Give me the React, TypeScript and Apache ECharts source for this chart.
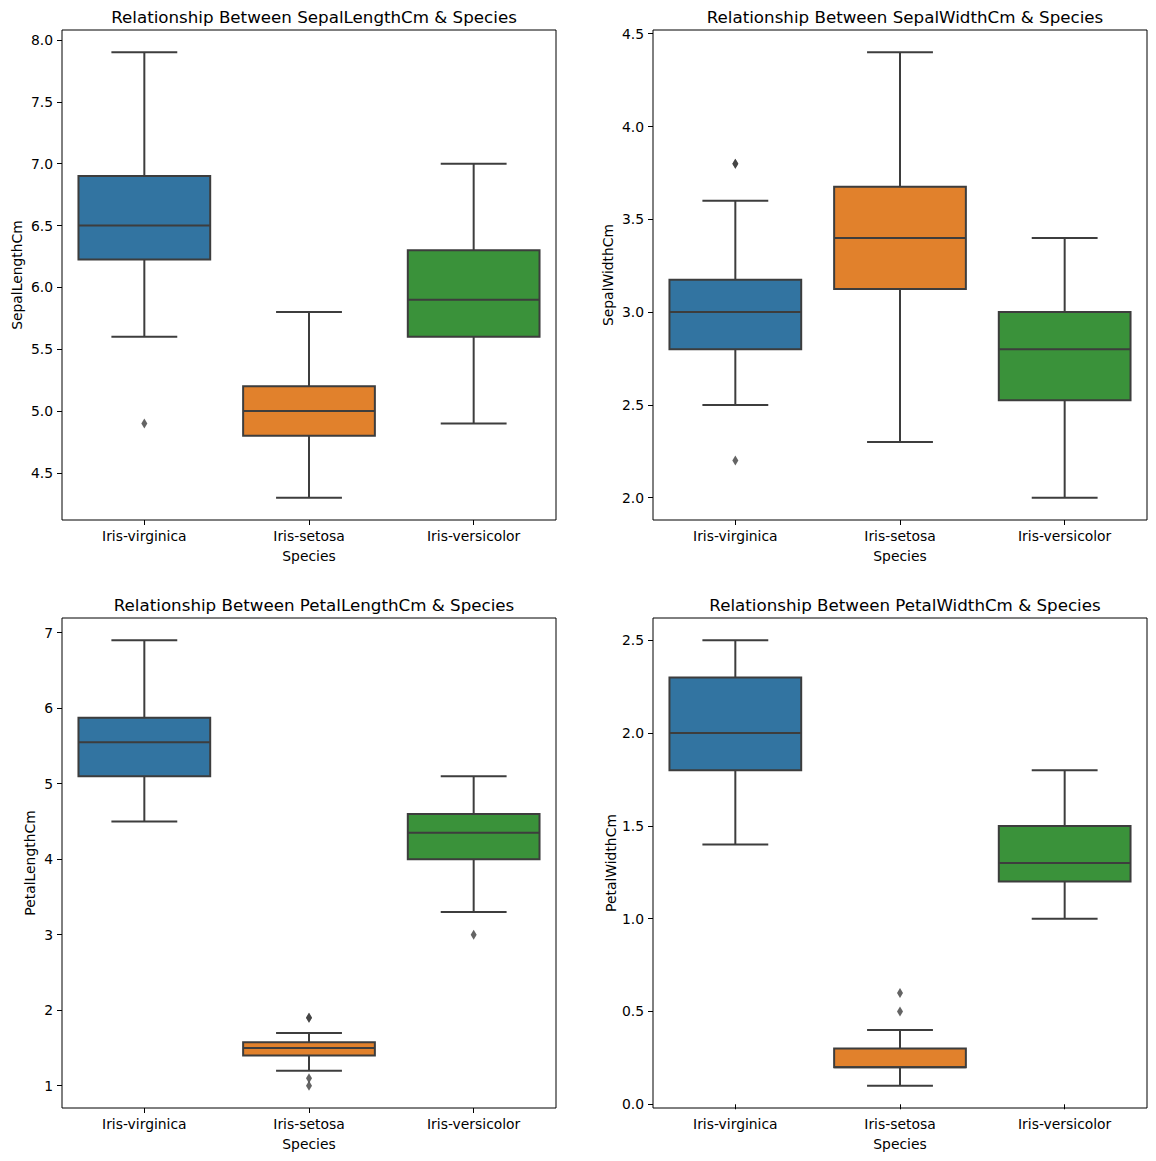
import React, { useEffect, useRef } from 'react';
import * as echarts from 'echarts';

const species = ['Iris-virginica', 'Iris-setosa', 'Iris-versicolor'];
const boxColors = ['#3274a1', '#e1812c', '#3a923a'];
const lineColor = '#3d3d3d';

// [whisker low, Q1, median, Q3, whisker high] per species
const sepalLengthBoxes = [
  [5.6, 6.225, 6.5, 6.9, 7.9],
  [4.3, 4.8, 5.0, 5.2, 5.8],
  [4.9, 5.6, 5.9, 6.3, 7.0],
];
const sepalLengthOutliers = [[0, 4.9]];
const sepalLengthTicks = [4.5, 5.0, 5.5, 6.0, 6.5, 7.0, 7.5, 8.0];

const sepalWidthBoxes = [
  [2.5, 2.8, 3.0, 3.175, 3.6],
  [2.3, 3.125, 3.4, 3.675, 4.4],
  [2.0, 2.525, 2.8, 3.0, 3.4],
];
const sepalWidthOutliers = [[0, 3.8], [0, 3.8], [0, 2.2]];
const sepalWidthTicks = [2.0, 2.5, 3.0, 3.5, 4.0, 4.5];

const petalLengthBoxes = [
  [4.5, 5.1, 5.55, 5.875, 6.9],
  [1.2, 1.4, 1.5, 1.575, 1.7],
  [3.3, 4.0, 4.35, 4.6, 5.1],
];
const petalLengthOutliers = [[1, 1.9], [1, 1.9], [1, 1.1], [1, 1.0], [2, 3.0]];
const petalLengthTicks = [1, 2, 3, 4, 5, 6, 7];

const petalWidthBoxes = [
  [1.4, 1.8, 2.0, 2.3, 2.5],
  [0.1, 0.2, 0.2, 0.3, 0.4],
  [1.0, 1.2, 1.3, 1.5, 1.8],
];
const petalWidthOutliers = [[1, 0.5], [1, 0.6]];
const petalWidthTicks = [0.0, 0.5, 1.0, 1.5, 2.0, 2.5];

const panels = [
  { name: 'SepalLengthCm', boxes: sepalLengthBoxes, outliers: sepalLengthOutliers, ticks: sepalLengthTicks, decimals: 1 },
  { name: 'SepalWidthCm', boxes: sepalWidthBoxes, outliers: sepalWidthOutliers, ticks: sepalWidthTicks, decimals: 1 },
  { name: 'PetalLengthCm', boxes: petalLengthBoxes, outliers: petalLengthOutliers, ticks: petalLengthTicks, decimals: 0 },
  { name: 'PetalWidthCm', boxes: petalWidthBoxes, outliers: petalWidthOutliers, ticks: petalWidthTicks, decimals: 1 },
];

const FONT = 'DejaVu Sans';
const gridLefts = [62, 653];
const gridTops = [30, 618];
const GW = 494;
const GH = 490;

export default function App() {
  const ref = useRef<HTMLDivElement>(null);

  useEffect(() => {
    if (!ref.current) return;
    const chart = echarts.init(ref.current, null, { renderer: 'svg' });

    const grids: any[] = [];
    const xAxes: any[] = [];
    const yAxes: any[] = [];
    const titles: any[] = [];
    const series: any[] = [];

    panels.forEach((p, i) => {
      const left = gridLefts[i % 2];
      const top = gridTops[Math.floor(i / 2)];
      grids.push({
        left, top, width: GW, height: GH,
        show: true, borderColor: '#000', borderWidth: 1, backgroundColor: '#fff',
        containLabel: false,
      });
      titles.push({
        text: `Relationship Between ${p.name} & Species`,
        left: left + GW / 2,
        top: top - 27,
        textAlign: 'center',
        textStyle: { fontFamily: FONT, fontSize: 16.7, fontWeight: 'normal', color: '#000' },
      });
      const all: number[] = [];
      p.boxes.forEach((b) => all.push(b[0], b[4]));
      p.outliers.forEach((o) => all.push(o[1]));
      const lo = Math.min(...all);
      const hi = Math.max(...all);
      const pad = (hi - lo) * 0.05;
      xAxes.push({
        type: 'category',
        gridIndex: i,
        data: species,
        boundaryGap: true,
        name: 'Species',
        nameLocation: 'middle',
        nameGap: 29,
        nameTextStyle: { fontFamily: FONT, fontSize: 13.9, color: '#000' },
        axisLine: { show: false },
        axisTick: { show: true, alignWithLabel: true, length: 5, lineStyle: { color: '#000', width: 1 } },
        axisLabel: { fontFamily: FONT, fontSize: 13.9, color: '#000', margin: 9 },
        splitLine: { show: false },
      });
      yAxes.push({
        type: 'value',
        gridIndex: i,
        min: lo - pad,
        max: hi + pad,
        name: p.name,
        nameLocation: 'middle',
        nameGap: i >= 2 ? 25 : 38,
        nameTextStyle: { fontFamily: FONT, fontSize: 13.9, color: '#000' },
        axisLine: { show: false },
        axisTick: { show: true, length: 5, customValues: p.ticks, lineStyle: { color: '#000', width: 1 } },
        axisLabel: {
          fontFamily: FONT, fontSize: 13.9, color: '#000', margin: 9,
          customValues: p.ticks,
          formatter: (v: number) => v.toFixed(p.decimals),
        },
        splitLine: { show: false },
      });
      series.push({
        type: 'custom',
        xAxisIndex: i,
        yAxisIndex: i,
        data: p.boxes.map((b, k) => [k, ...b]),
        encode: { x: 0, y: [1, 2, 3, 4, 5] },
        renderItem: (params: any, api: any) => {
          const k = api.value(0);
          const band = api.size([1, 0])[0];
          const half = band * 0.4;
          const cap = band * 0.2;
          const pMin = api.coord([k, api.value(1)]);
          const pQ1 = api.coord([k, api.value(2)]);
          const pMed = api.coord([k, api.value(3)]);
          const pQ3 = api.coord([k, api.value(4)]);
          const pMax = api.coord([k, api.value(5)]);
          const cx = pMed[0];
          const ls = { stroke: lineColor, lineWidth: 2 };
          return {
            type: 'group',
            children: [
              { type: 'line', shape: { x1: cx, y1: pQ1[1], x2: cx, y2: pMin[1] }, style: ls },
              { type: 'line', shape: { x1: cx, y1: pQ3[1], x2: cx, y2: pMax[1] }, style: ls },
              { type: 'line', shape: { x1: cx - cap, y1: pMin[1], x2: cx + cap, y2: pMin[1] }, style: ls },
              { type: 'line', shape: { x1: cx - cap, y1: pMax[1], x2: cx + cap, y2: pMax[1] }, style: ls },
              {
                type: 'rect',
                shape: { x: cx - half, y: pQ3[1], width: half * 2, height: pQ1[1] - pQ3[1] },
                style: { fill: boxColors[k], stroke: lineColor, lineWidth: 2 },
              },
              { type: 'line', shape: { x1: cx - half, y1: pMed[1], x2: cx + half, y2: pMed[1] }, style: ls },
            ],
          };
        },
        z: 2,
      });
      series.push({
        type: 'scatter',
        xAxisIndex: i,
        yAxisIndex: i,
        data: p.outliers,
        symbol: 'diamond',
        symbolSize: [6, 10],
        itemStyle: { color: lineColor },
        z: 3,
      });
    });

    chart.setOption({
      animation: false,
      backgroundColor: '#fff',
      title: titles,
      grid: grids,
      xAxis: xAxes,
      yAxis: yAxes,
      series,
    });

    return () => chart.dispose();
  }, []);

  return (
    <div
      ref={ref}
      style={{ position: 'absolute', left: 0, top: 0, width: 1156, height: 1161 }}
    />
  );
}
........
Without the pictures, please reproduce each line of the listing above exactly, from the first one through the line bearing "const petalWidthTicks = [0.0, 0.5, 1.0, 1.5, 2.0, 2.5];".

Give me the React, TypeScript and Apache ECharts source for this chart.
import React, { useEffect, useRef } from 'react';
import * as echarts from 'echarts';

const species = ['Iris-virginica', 'Iris-setosa', 'Iris-versicolor'];
const boxColors = ['#3274a1', '#e1812c', '#3a923a'];
const lineColor = '#3d3d3d';

// [whisker low, Q1, median, Q3, whisker high] per species
const sepalLengthBoxes = [
  [5.6, 6.225, 6.5, 6.9, 7.9],
  [4.3, 4.8, 5.0, 5.2, 5.8],
  [4.9, 5.6, 5.9, 6.3, 7.0],
];
const sepalLengthOutliers = [[0, 4.9]];
const sepalLengthTicks = [4.5, 5.0, 5.5, 6.0, 6.5, 7.0, 7.5, 8.0];

const sepalWidthBoxes = [
  [2.5, 2.8, 3.0, 3.175, 3.6],
  [2.3, 3.125, 3.4, 3.675, 4.4],
  [2.0, 2.525, 2.8, 3.0, 3.4],
];
const sepalWidthOutliers = [[0, 3.8], [0, 3.8], [0, 2.2]];
const sepalWidthTicks = [2.0, 2.5, 3.0, 3.5, 4.0, 4.5];

const petalLengthBoxes = [
  [4.5, 5.1, 5.55, 5.875, 6.9],
  [1.2, 1.4, 1.5, 1.575, 1.7],
  [3.3, 4.0, 4.35, 4.6, 5.1],
];
const petalLengthOutliers = [[1, 1.9], [1, 1.9], [1, 1.1], [1, 1.0], [2, 3.0]];
const petalLengthTicks = [1, 2, 3, 4, 5, 6, 7];

const petalWidthBoxes = [
  [1.4, 1.8, 2.0, 2.3, 2.5],
  [0.1, 0.2, 0.2, 0.3, 0.4],
  [1.0, 1.2, 1.3, 1.5, 1.8],
];
const petalWidthOutliers = [[1, 0.5], [1, 0.6]];
const petalWidthTicks = [0.0, 0.5, 1.0, 1.5, 2.0, 2.5];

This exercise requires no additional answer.